Не мало лиц из большевистских верхов, вероятно, даже сочувствовали внешнему выявлению споров о восстании. В заседании 16 октября Сокольников считал обвинение Каменевым партии в том, что она «раззвонила свое выступление» лишенным убедительности. Ведь Каменев требует «заговора», а именно «величайшая особенность и наша сила в том, (что) мы открыто готовим выступление». Нетрудно вскрыть внутренний смысл этих слов – те, кто устраивают заговоры, открыто не говорят о восстании. Осторожные были не прочь сохранить мимикрию, которой они прикрывались 3–5 июля, когда большевики вынуждены де были вмешаться в стихийное движение, чтобы придать ему организованные формы и ввести его в рамки известной «легальности». Так и теперь на случай провала «авантюры» готовили отступление.
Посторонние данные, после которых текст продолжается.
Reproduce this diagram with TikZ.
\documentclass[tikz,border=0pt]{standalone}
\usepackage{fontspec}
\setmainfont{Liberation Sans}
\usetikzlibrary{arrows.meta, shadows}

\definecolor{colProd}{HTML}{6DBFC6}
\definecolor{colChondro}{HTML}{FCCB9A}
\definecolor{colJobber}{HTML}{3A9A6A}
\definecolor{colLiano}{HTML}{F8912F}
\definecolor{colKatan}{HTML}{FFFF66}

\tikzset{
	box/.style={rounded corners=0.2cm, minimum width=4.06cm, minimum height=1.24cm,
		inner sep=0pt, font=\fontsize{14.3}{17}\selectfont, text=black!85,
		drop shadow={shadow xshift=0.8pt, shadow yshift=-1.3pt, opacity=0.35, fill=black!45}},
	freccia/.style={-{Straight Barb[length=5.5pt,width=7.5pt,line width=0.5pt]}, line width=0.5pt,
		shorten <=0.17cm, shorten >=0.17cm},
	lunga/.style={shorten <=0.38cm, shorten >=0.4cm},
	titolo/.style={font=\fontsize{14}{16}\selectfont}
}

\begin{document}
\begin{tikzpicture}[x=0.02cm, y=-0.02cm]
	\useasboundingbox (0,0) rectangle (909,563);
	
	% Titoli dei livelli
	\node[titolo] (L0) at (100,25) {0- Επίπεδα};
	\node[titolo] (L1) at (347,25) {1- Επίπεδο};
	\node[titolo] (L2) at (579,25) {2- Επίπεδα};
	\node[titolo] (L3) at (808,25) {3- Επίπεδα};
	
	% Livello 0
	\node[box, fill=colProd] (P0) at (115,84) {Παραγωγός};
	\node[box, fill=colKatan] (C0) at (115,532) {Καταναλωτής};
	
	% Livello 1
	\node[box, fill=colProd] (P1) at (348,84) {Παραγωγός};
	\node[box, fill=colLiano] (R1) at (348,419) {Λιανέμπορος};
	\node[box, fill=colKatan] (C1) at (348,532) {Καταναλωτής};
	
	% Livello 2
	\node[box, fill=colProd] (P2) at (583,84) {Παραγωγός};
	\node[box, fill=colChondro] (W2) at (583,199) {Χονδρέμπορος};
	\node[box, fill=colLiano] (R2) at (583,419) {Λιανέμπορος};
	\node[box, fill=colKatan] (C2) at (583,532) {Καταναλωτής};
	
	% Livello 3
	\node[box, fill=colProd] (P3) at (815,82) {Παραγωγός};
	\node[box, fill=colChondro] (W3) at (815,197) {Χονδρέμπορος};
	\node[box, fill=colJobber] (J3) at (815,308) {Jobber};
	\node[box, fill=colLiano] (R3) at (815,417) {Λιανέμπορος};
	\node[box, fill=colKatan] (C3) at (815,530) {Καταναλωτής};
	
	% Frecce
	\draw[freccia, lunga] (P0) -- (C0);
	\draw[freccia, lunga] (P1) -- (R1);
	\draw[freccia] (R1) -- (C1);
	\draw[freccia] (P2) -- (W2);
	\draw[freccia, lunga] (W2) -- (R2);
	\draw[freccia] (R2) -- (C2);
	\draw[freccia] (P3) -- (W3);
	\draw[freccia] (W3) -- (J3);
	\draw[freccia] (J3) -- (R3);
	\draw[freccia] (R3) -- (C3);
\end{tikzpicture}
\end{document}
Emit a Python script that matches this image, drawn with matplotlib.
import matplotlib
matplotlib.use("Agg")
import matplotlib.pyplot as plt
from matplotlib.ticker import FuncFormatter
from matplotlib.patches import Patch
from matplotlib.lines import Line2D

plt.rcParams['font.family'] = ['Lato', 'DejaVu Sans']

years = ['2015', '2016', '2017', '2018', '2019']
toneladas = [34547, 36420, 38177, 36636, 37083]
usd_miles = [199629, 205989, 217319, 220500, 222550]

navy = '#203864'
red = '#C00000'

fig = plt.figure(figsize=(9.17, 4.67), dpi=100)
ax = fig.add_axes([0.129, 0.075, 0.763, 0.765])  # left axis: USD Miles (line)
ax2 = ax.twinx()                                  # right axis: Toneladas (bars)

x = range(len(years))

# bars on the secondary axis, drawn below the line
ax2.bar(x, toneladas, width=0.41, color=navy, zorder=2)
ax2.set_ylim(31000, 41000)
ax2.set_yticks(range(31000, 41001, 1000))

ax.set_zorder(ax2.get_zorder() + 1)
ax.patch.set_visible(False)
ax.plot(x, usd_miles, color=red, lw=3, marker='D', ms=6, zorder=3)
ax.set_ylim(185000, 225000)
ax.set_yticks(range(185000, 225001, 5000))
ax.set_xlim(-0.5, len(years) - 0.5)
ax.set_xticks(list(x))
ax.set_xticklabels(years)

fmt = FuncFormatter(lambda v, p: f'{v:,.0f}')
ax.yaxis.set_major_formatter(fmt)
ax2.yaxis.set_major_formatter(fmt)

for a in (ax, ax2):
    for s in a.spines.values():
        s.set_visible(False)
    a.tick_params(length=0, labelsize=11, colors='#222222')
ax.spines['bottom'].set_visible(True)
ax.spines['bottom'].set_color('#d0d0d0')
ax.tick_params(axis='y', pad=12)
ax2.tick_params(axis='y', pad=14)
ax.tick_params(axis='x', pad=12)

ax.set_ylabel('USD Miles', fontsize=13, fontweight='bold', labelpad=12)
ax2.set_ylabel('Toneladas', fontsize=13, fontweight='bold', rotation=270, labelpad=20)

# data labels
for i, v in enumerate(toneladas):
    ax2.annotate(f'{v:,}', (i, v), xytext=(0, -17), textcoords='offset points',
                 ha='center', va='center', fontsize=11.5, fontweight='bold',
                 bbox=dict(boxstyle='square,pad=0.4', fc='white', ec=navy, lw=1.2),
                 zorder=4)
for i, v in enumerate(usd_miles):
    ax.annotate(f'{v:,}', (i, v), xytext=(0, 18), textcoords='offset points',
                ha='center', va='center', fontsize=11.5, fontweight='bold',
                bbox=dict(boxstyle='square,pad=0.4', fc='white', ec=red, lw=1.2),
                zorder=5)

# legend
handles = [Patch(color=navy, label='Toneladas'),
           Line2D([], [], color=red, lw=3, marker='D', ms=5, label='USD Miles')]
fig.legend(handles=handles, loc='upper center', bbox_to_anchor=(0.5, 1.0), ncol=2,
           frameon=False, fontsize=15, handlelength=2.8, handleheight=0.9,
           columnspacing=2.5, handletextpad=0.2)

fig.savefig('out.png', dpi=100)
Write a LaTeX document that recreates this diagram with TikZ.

Есть ли хоть какие либо сомнения в том, что восстание 25 октября непосредственно не было вырвано напором разбушевавшихся народных страстей? Сделанное выше обозрение документальных официальных партийных данных не свидетельствует ли с яркой и неоспоримой очевидностью, что о стихийности выступления не приходится и говорить? Пускаясь в «авантюру», надо было массы искусственно разжечь самой неудержимой демагогией. Это было выступление не по разработанному и тщательно обдуманному плану, как потом старались представить большевистские историографы. Плохо осознанный «революционный инстинкт», т. е. фанатизм, а не политический разум руководил теми, кто ставил на карту судьбы России. «Гарантии победы» не было. «On s’engage et puis on voit». Это не было даже тем революционным дерзанием, о котором в свое время говорили Дантон и наш песнопевец революции – декабрист Рылеев.
4. Западня Троцкого
Троцкий – «блестящий спутник» Ленина, имя которого, как это ни странно, ни разу не фигурирует в протоколах ЦК большевиков в момент словесного «решительного боя» между сторонниками восстания и его противниками, попытался дать иную концепцию октябрьских дней. Усиленно выставляя свою кандидатуру на главного героя октябрьской эпопеи – он им и был, по мнению Суханова – Троцкий изобразил (в воспоминаниях об октябрьском перевороте и в статье «октябрьские уроки») протекшие события в виде осуществления хитроумного плана, им, Троцким, выдуманного и им, Троцким, проведенного в жизнь, при чем противники «целиком и полностью» были «пойманы» в «ловушку», расставленную «сладковатым тенором большевизма» (выражение Потресова).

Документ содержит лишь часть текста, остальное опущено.